**WHAT IS NEEDED:** Begin with the first line of the material and copy each line word for word through the line that contains "const toPoints = vals"; the pictures are left out.
+--
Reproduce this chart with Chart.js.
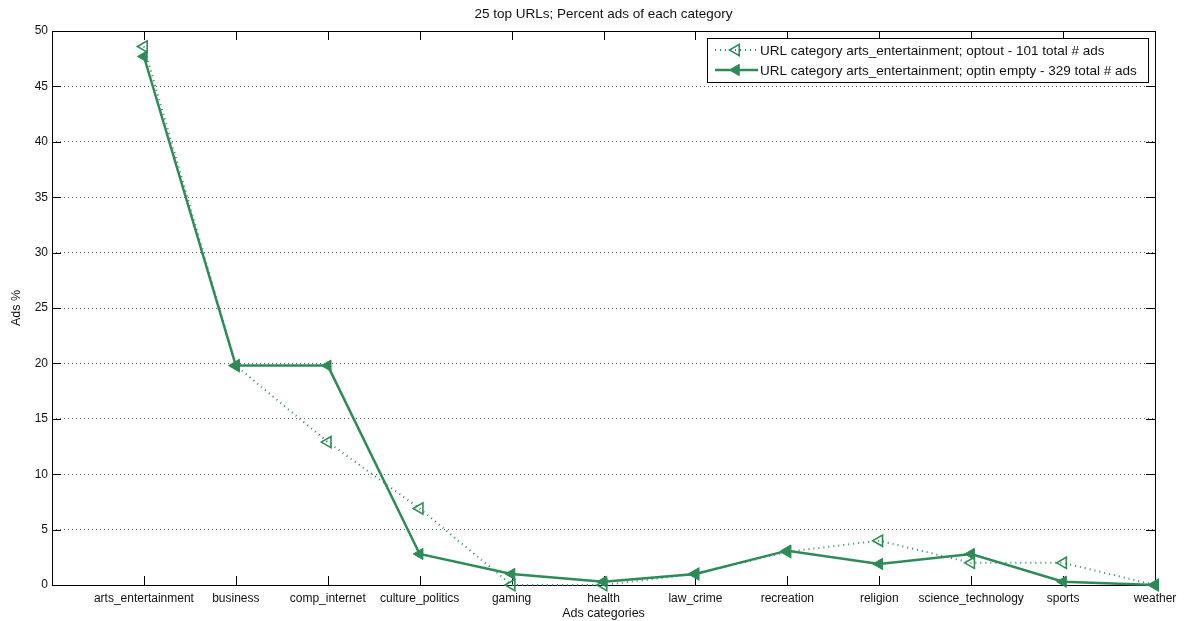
<!DOCTYPE html>
<html>
<head>
<meta charset="utf-8">
<script src="https://cdn.jsdelivr.net/npm/chart.js@4/dist/chart.umd.min.js"></script>
<style>
  html, body { margin: 0; padding: 0; background: #fff; }
  #wrap { width: 1184px; height: 621px; position: relative; }
</style>
</head>
<body>
<div id="wrap"><canvas id="c" width="1184" height="621"></canvas></div>
<script>
const categories = ['arts_entertainment', 'business', 'comp_internet', 'culture_politics', 'gaming', 'health', 'law_crime', 'recreation', 'religion', 'science_technology', 'sports', 'weather'];
const optoutValues = [48.6, 19.8, 12.9, 6.9, 0.0, 0.0, 1.0, 3.0, 4.0, 2.0, 2.0, 0.0];
const optinValues = [47.7, 19.8, 19.8, 2.8, 1.0, 0.3, 1.0, 3.1, 1.9, 2.8, 0.3, 0.0];
const yTicks = [0, 5, 10, 15, 20, 25, 30, 35, 40, 45, 50];
const seriesLabels = [
  'URL category arts_entertainment; optout - 101 total # ads',
  'URL category arts_entertainment; optin empty - 329 total # ads'
];
const chartTitle = '25 top URLs; Percent ads of each category';

const GREEN = 'rgb(46,139,87)';
const FONT = 'Liberation Sans, Arial, sans-serif';

const toPoints = vals => vals.map((v, i) => ({ x: i, y: v }));

const boxPlugin = {
  id: 'matlabBox',
  beforeDatasetsDraw(chart) {
    const { ctx, chartArea: a, scales: { x, y } } = chart;
    ctx.save();
    ctx.strokeStyle = '#000';
    ctx.lineWidth = 1;
    ctx.beginPath();
    ctx.rect(Math.round(a.left) + 0.5, Math.round(a.top) + 0.5, Math.round(a.right - a.left), Math.round(a.bottom - a.top));
    ctx.stroke();
    const tl = 9;
    ctx.beginPath();
    categories.forEach((c, i) => {
      const px = Math.round(x.getPixelForValue(i)) + 0.5;
      ctx.moveTo(px, a.bottom); ctx.lineTo(px, a.bottom - tl);
      ctx.moveTo(px, a.top); ctx.lineTo(px, a.top + tl);
    });
    yTicks.forEach(v => {
      const py = Math.round(y.getPixelForValue(v)) + 0.5;
      ctx.moveTo(a.left, py); ctx.lineTo(a.left + tl, py);
      ctx.moveTo(a.right, py); ctx.lineTo(a.right - tl, py);
    });
    ctx.stroke();
    // title centred over the plot area
    ctx.fillStyle = '#111';
    ctx.font = '13.5px ' + FONT;
    ctx.textAlign = 'center';
    ctx.textBaseline = 'middle';
    ctx.fillText(chartTitle, (a.left + a.right) / 2, 14);
    ctx.restore();
  },
  afterDraw(chart) {
    const { ctx } = chart;
    const bx = 707, by = 38, bw = 441, bh = 44;
    ctx.save();
    ctx.fillStyle = '#fff';
    ctx.fillRect(bx, by, bw, bh);
    ctx.strokeStyle = '#000';
    ctx.lineWidth = 1;
    ctx.strokeRect(bx + 0.5, by + 0.5, bw, bh);
    chart.data.datasets.forEach((ds, i) => {
      const ry = by + 12 + i * 20;
      ctx.save();
      ctx.strokeStyle = ds.borderColor;
      ctx.lineWidth = ds.borderWidth;
      ctx.setLineDash(ds.borderDash || []);
      ctx.beginPath();
      ctx.moveTo(715, ry); ctx.lineTo(758, ry);
      ctx.stroke();
      ctx.restore();
      ctx.save();
      ctx.fillStyle = ds.pointBackgroundColor;
      ctx.strokeStyle = ds.pointBorderColor;
      ctx.lineWidth = ds.pointBorderWidth;
      Chart.helpers.drawPoint(ctx, {
        pointStyle: 'triangle', radius: ds.pointRadius, rotation: ds.pointRotation,
        borderWidth: ds.pointBorderWidth
      }, 736, ry);
      ctx.restore();
      ctx.fillStyle = '#111';
      ctx.font = '13.5px ' + FONT;
      ctx.textBaseline = 'middle';
      ctx.textAlign = 'left';
      ctx.fillText(seriesLabels[i], 760, ry + 1);
    });
    ctx.restore();
  }
};

new Chart(document.getElementById('c'), {
  type: 'line',
  data: {
    datasets: [
      {
        label: seriesLabels[0],
        data: toPoints(optoutValues),
        borderColor: GREEN,
        borderWidth: 2,
        borderDash: [1, 4],
        pointStyle: 'triangle',
        pointRotation: -90,
        pointRadius: 6.5,
        pointBorderWidth: 1.6,
        pointBorderColor: GREEN,
        pointBackgroundColor: 'rgba(0,0,0,0)',
        tension: 0,
        clip: false,
        order: 1
      },
      {
        label: seriesLabels[1],
        data: toPoints(optinValues),
        borderColor: GREEN,
        borderWidth: 2.5,
        pointStyle: 'triangle',
        pointRotation: -90,
        pointRadius: 6.5,
        pointBorderWidth: 1,
        pointBorderColor: GREEN,
        pointBackgroundColor: GREEN,
        tension: 0,
        clip: false,
        order: 0
      }
    ]
  },
  options: {
    responsive: false,
    animation: false,
    devicePixelRatio: 1,
    layout: { padding: { left: 0, right: 29, top: 31, bottom: 0 } },
    plugins: {
      legend: { display: false },
      tooltip: { enabled: false },
      title: { display: false }
    },
    scales: {
      x: {
        type: 'linear',
        min: -1,
        max: 11,
        afterFit(scale) { scale.height = 36; },
        afterBuildTicks(scale) {
          scale.ticks = [-1, ...categories.map((c, i) => i)].map(v => ({ value: v }));
        },
        ticks: {
          autoSkip: false,
          maxRotation: 0,
          padding: 6,
          color: '#111',
          font: { family: FONT, size: 12 },
          callback: v => (categories[v] !== undefined ? categories[v] : '')
        },
        grid: { display: false, drawTicks: false },
        border: { display: false },
        title: {
          display: true,
          text: 'Ads categories',
          color: '#111',
          font: { family: FONT, size: 12.5 },
          padding: { top: 0, bottom: 0 }
        }
      },
      y: {
        min: 0,
        max: 50,
        afterFit(scale) { scale.width = 52; },
        afterBuildTicks(scale) {
          scale.ticks = yTicks.map(v => ({ value: v }));
        },
        ticks: {
          padding: 4,
          color: '#111',
          font: { family: FONT, size: 12 }
        },
        grid: {
          drawTicks: false,
          color: '#555',
          lineWidth: 1
        },
        border: { display: false, dash: [1, 3] },
        title: {
          display: true,
          text: 'Ads %',
          color: '#111',
          font: { family: FONT, size: 12.5 },
          padding: { top: 9, bottom: 0 }
        }
      }
    }
  },
  plugins: [boxPlugin]
});
</script>
</body>
</html>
+--
**TASK RESPONSE:**
Reproduce this chart with Chart.js.
<!DOCTYPE html>
<html>
<head>
<meta charset="utf-8">
<script src="https://cdn.jsdelivr.net/npm/chart.js@4/dist/chart.umd.min.js"></script>
<style>
  html, body { margin: 0; padding: 0; background: #fff; }
  #wrap { width: 1184px; height: 621px; position: relative; }
</style>
</head>
<body>
<div id="wrap"><canvas id="c" width="1184" height="621"></canvas></div>
<script>
const categories = ['arts_entertainment', 'business', 'comp_internet', 'culture_politics', 'gaming', 'health', 'law_crime', 'recreation', 'religion', 'science_technology', 'sports', 'weather'];
const optoutValues = [48.6, 19.8, 12.9, 6.9, 0.0, 0.0, 1.0, 3.0, 4.0, 2.0, 2.0, 0.0];
const optinValues = [47.7, 19.8, 19.8, 2.8, 1.0, 0.3, 1.0, 3.1, 1.9, 2.8, 0.3, 0.0];
const yTicks = [0, 5, 10, 15, 20, 25, 30, 35, 40, 45, 50];
const seriesLabels = [
  'URL category arts_entertainment; optout - 101 total # ads',
  'URL category arts_entertainment; optin empty - 329 total # ads'
];
const chartTitle = '25 top URLs; Percent ads of each category';

const GREEN = 'rgb(46,139,87)';
const FONT = 'Liberation Sans, Arial, sans-serif';

const toPoints = vals => vals.map((v, i) => ({ x: i, y: v }));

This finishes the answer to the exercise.